Respect the bones (Day -293)

Vet School Bones and Skeletons

Unfortunately today started badly with a me walking into a resus this morning, sadly the prognosis once an animals heart stops is very very poor. Even when we are able to get an animal back after their heart stops it is a low chance that the animal will leave the hospital alive.

However today is not about that – today is about something a lot more amazing. The bones of the body are probably one of the least understood yet most important parts of nature. There is a lot that can go wrong with bones and a lot of causes of diseases related to the bones.

Whilst there is well established procedures and techniques for dealing with things like fractures, and now even joint replacement. There is little to understanding the way bones grow.

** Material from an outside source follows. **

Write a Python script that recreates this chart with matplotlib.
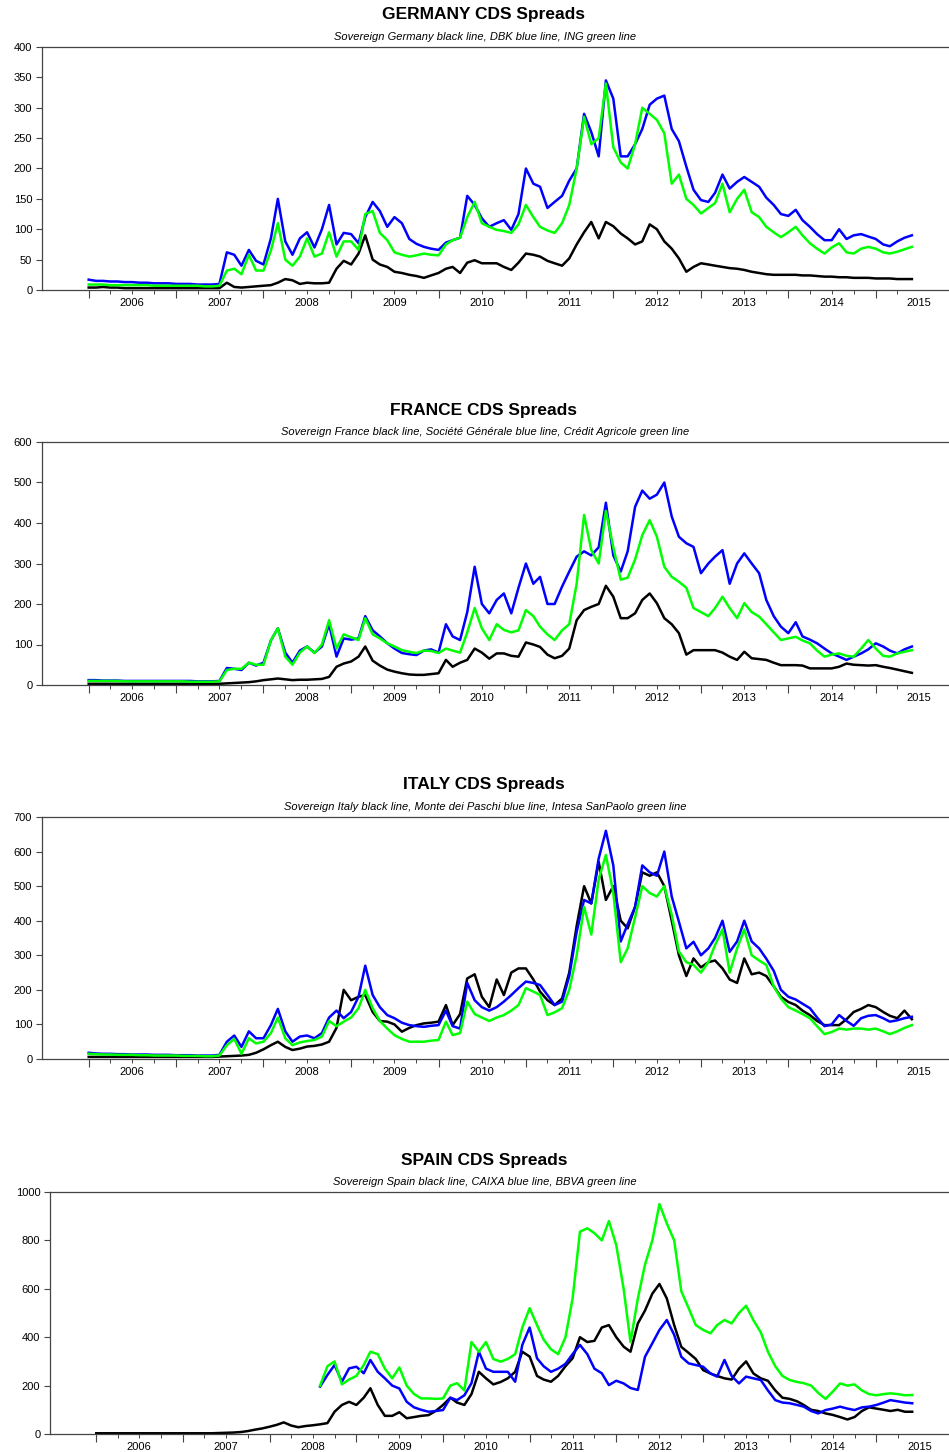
import numpy as np
import pandas as pd
import matplotlib
matplotlib.use('Agg')
import matplotlib.pyplot as plt
import matplotlib.dates as mdates

nan = np.nan

# monthly CDS spreads (bp), Jan 2006 - Jun 2015
months = pd.date_range('2006-01-01', '2015-06-01', freq='MS')

ger_black = [4, 4, 5, 4, 4, 3, 3, 3, 3, 3, 3, 3,
             3, 3, 3, 3, 3, 3, 3, 12, 5, 4, 5, 6,
             7, 8, 12, 18, 16, 10, 12, 11, 11, 12, 35, 48,
             42, 60, 90, 50, 42, 38, 30, 28, 25, 23, 20, 24,
             28, 35, 38, 28, 45, 49, 44, 44, 44, 38, 33, 45,
             60, 58, 55, 48, 44, 40, 52, 75, 95, 112, 85, 112,
             105, 93, 85, 75, 80, 108, 100, 80, 68, 52, 30, 38,
             44, 42, 40, 38, 36, 35, 33, 30, 28, 26, 25, 25,
             25, 25, 24, 24, 23, 22, 22, 21, 21, 20, 20, 20,
             19, 19, 19, 18, 18, 18]
ger_blue = [17, 15, 15, 14, 14, 13, 13, 12, 12, 11, 11, 11,
            10, 10, 10, 9, 9, 9, 10, 62, 58, 40, 66, 48,
            42, 85, 150, 80, 58, 85, 95, 70, 100, 140, 75, 94,
            92, 77, 120, 145, 130, 104, 120, 110, 84, 76, 71, 68,
            66, 78, 82, 86, 155, 140, 118, 104, 110, 115, 99, 125,
            200, 175, 170, 135, 145, 155, 180, 200, 290, 260, 220, 345,
            315, 220, 220, 240, 265, 305, 315, 320, 265, 245, 203, 165,
            148, 145, 160, 190, 167, 178, 186, 178, 170, 152, 140, 125,
            122, 132, 115, 104, 92, 82, 82, 100, 84, 90, 92, 88,
            84, 75, 72, 80, 86, 90]
ger_green = [9, 9, 9, 8, 8, 8, 8, 8, 8, 7, 7, 7,
             7, 7, 7, 7, 6, 6, 7, 32, 35, 26, 58, 32,
             32, 65, 110, 50, 40, 55, 85, 55, 60, 95, 55, 80,
             80, 66, 125, 130, 94, 82, 62, 58, 55, 57, 60, 58,
             57, 75, 82, 86, 120, 145, 110, 104, 99, 97, 94, 108,
             140, 120, 104, 98, 94, 110, 140, 200, 285, 240, 250, 340,
             235, 210, 200, 240, 300, 290, 280, 258, 175, 190, 150, 140,
             126, 135, 143, 175, 128, 150, 165, 128, 120, 104, 95, 87,
             95, 104, 90, 77, 68, 60, 70, 77, 62, 60, 68, 71,
             68, 62, 60, 63, 67, 71]

fra_black = [3, 3, 3, 3, 3, 3, 3, 3, 3, 3, 3, 3,
             3, 3, 3, 3, 3, 3, 3, 4, 5, 6, 7, 9,
             12, 14, 16, 14, 12, 13, 13, 14, 15, 20, 45, 53,
             58, 70, 95, 60, 48, 38, 33, 29, 26, 25, 25, 27,
             29, 62, 45, 55, 62, 90, 80, 65, 78, 78, 72, 70,
             105, 100, 94, 75, 66, 72, 90, 160, 185, 193, 200, 245,
             218, 165, 165, 177, 210, 226, 202, 165, 150, 128, 75, 86,
             86, 86, 86, 80, 70, 62, 82, 66, 64, 62, 55, 49,
             49, 49, 48, 41, 41, 41, 41, 45, 53, 50, 49, 48,
             49, 45, 42, 38, 34, 30]
fra_blue = [12, 12, 11, 11, 11, 10, 10, 10, 10, 10, 10, 10,
            10, 10, 10, 9, 9, 9, 10, 42, 40, 37, 55, 48,
            55, 110, 140, 80, 55, 85, 95, 80, 95, 150, 70, 115,
            112, 115, 170, 135, 120, 103, 90, 79, 76, 74, 85, 88,
            80, 150, 120, 111, 180, 292, 200, 177, 210, 226, 177, 240,
            300, 250, 267, 200, 200, 243, 280, 317, 330, 320, 340, 450,
            320, 280, 330, 440, 480, 460, 470, 500, 416, 366, 350, 341,
            276, 300, 317, 333, 250, 300, 325, 300, 276, 210, 170, 144,
            128, 155, 120, 112, 103, 90, 78, 70, 62, 70, 78, 88,
            103, 95, 85, 78, 88, 95]
fra_green = [10, 10, 10, 10, 10, 9, 9, 9, 9, 9, 9, 9,
             9, 9, 8, 8, 8, 8, 9, 37, 40, 40, 55, 50,
             50, 110, 140, 70, 50, 80, 95, 79, 100, 160, 90, 125,
             118, 111, 165, 125, 115, 103, 95, 86, 82, 79, 85, 84,
             79, 90, 85, 80, 130, 190, 140, 111, 150, 136, 130, 135,
             185, 170, 144, 125, 111, 135, 150, 250, 420, 333, 300, 430,
             340, 260, 265, 310, 370, 407, 366, 292, 267, 255, 240, 190,
             180, 170, 190, 218, 190, 165, 202, 180, 169, 150, 130, 111,
             115, 119, 110, 103, 85, 70, 75, 78, 72, 70, 90, 111,
             90, 72, 70, 78, 82, 86]

ita_black = [6, 6, 6, 6, 6, 6, 6, 6, 6, 6, 6, 6,
             6, 6, 6, 6, 6, 6, 7, 8, 9, 10, 12, 18,
             28, 40, 50, 35, 26, 30, 36, 38, 42, 50, 90, 200,
             170, 180, 185, 136, 110, 108, 100, 79, 90, 98, 103, 105,
             108, 156, 98, 130, 233, 245, 180, 150, 230, 185, 250, 262,
             262, 230, 195, 170, 156, 175, 250, 385, 500, 450, 570, 460,
             500, 400, 378, 440, 540, 530, 540, 500, 400, 300, 240, 291,
             265, 280, 285, 262, 230, 220, 291, 245, 250, 240, 210, 180,
             165, 156, 140, 127, 110, 98, 98, 98, 115, 136, 145, 156,
             150, 136, 125, 118, 140, 115]
ita_blue = [18, 16, 15, 15, 14, 14, 13, 13, 13, 12, 12, 12,
            11, 11, 11, 10, 10, 10, 12, 50, 68, 35, 80, 60,
            60, 98, 145, 80, 50, 65, 68, 60, 75, 120, 140, 118,
            136, 180, 270, 185, 150, 127, 118, 105, 98, 95, 93, 96,
            98, 140, 95, 88, 220, 170, 150, 140, 150, 166, 185, 205,
            224, 220, 214, 185, 156, 166, 240, 368, 460, 450, 580, 660,
            560, 340, 390, 440, 560, 540, 530, 600, 470, 397, 320, 339,
            300, 320, 350, 400, 310, 340, 400, 340, 320, 290, 255, 200,
            180, 172, 160, 147, 120, 95, 100, 127, 110, 96, 118, 125,
            127, 118, 108, 112, 118, 122]
ita_green = [15, 14, 13, 13, 12, 12, 12, 11, 11, 10, 10, 10,
             10, 9, 9, 9, 8, 8, 10, 40, 58, 15, 60, 45,
             50, 75, 120, 60, 40, 48, 52, 55, 65, 110, 95, 108,
             120, 147, 200, 147, 110, 88, 69, 58, 50, 50, 50, 53,
             55, 108, 69, 75, 166, 130, 120, 110, 120, 127, 140, 156,
             205, 195, 185, 127, 135, 147, 200, 300, 440, 360, 520, 590,
             480, 280, 320, 410, 500, 480, 470, 500, 417, 311, 280, 272,
             250, 280, 330, 375, 250, 320, 375, 300, 285, 272, 210, 175,
             150, 140, 130, 118, 95, 72, 78, 88, 85, 88, 88, 85,
             88, 80, 72, 80, 90, 98]

spa_black = [3, 3, 3, 3, 3, 3, 3, 3, 3, 3, 3, 3,
             3, 3, 3, 3, 3, 4, 5, 6, 8, 12, 18, 23,
             30, 38, 48, 35, 28, 33, 36, 40, 45, 92, 120, 133,
             120, 150, 189, 120, 75, 75, 90, 65, 70, 75, 78, 95,
             120, 150, 130, 120, 165, 257, 230, 205, 215, 230, 257, 340,
             320, 240, 225, 216, 240, 280, 313, 400, 380, 385, 440, 450,
             400, 361, 340, 457, 510, 580, 620, 560, 450, 360, 335, 310,
             264, 250, 240, 230, 225, 270, 300, 250, 230, 220, 180, 150,
             145, 135, 120, 100, 95, 85, 79, 70, 60, 70, 95, 110,
             105, 100, 95, 100, 92, 92]
spa_blue = [nan] * 31 + [196, 244, 285, 216, 271,
            278, 251, 306, 257, 230, 200, 188, 133, 110, 100, 92, 95,
            99, 150, 140, 160, 210, 340, 270, 257, 257, 257, 216, 368,
            440, 313, 280, 257, 270, 290, 330, 368, 330, 270, 251, 202,
            220, 209, 190, 182, 319, 375, 430, 471, 410, 319, 292, 285,
            278, 250, 237, 306, 240, 209, 237, 230, 223, 180, 140, 130,
            127, 120, 113, 95, 85, 99, 105, 113, 105, 99, 110, 113,
            120, 130, 140, 135, 130, 127]
spa_green = [nan] * 31 + [200, 280, 300, 205, 225,
             240, 285, 340, 330, 270, 230, 275, 200, 165, 147, 147, 145,
             147, 200, 210, 180, 380, 340, 380, 310, 299, 310, 330, 440,
             520, 450, 390, 350, 330, 400, 560, 836, 850, 830, 800, 880,
             780, 600, 380, 560, 700, 800, 950, 870, 800, 590, 520, 450,
             430, 416, 450, 471, 457, 500, 530, 470, 420, 340, 280, 240,
             223, 215, 210, 200, 170, 145, 175, 209, 200, 205, 180, 165,
             160, 165, 168, 165, 160, 161]

panels = [
    ('GERMANY CDS Spreads',
     'Sovereign Germany black line, DBK blue line, ING green line',
     ger_black, ger_blue, ger_green, 400, 50),
    ('FRANCE CDS Spreads',
     'Sovereign France black line, Société Générale blue line, Crédit Agricole green line',
     fra_black, fra_blue, fra_green, 600, 100),
    ('ITALY CDS Spreads',
     'Sovereign Italy black line, Monte dei Paschi blue line, Intesa SanPaolo green line',
     ita_black, ita_blue, ita_green, 700, 100),
    ('SPAIN CDS Spreads',
     'Sovereign Spain black line, CAIXA blue line, BBVA green line',
     spa_black, spa_blue, spa_green, 1000, 200),
]
years = list(range(2006, 2016))

plt.rcParams['font.family'] = ['Liberation Sans', 'DejaVu Sans']
plt.rcParams['axes.linewidth'] = 0.9

W, H = 949, 1452
fig = plt.figure(figsize=(W / 100, H / 100), dpi=100)

# axes boxes in pixels: left, top, bottom
boxes = [(42, 47, 290), (42, 442, 685), (42, 817, 1059), (50, 1192, 1434)]
spine_col = '#444444'

year_ticks = mdates.date2num(pd.date_range('2006-01-01', '2015-01-01', freq='YS'))
qtr_ticks = mdates.date2num(pd.date_range('2006-01-01', '2015-04-01', freq='QS'))

for (title, subtitle, blk, blu, grn, ymax, ystep), (left, top, bottom) in zip(panels, boxes):
    ax = fig.add_axes([left / W, 1 - bottom / H, 1 - left / W, (bottom - top) / H])
    ax.plot(months, blk, color='black', lw=1.8)
    ax.plot(months, blu, color='#0000ff', lw=1.8)
    ax.plot(months, grn, color='#00ff00', lw=1.8)

    ax.set_xlim(pd.Timestamp('2005-06-20'), pd.Timestamp('2015-11-03'))
    ax.set_ylim(0, ymax)
    ax.set_yticks(np.arange(0, ymax + 1, ystep))

    ax.set_xticks(year_ticks)
    ax.set_xticklabels([])
    ax.set_xticks(qtr_ticks, minor=True)
    ax.tick_params(axis='x', which='major', length=5.5, width=0.8, color=spine_col, direction='out')
    ax.tick_params(axis='x', which='minor', length=3, width=0.7, color=spine_col, direction='out')
    ax.tick_params(axis='y', length=4, width=0.8, color=spine_col, labelsize=8, pad=3)
    for y in years:
        ax.annotate(str(y), xy=(pd.Timestamp(f'{y}-07-01'), 0), xycoords=('data', 'axes fraction'),
                    xytext=(0, -6), textcoords='offset points', ha='center', va='top', fontsize=8)

    for s in ['left', 'top', 'bottom']:
        ax.spines[s].set_color(spine_col)
    ax.spines['right'].set_visible(False)

    fig.text(484 / W, 1 - (top - 32) / H, title, ha='center', va='center',
             fontsize=12.5, fontweight='bold')
    fig.text(485 / W, 1 - (top - 10) / H, subtitle, ha='center', va='center',
             fontsize=8, style='italic')

plt.savefig('out.png', dpi=100)
plt.close(fig)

We’ve got a new European Diplomat in Equine Surgery on staff at the vet school and today he gave a lecture looking at skeletal diseases in foals. Now when you consider that horses often have to grow to support 500kg of weight you realise just how important the skeleton is. However when growing, and in fact even during development within the womb bones develop sometimes in ways that will not be compatible with carrying that weight.

I know some of the equine surgical procedures, however I was amazed to learn that if done in the right place at the right time you can simply change the way a bone grows simply by sticking a needle into it. Whilst this is a crazy idea, it gets worse in that no one actually understands why it happens that way. Why does a needle stimulate bone to grow faster?

This is actually therapy used in foals when the leg is not straight to correct the angle the leg grows at because one side of the bone is growing faster than the other. And you would be right in thinking if we can speed up the growth on one side to fix the problem = what about slowing it down on the other side?

So to understand this you need to know that growing bones have two separate parts at every joint. There is the shaft of the bone which is the long bit, and at each end of this there is a separate part called the growth plate. Now the bone grows longer by growth between the shaft and the growth plate until the animal is mature and then these parts fuse together to form the normal end of the bone seen in adults.

Originally it was actually all about slowing down the growth on the side that grew too fast. Initially this was by using screws and wire to compress the growth plate. This worked however was not great to have things sticking out the side of the bone, so now is done using a single screw placed between the shaft of the bone and the growth plate.

Now doing this will slow down the speed of growth on that side of the bone – downside is that you need a second surgery to remove the screw. This is why it’s better to speed up growth of the other side.

This single lecture left me with so many questions… What else can we use to affect bone growth? Will laser affect it? Why does it speed up growth with needles? How do we know when this happens? Can this be used in animals other than horses?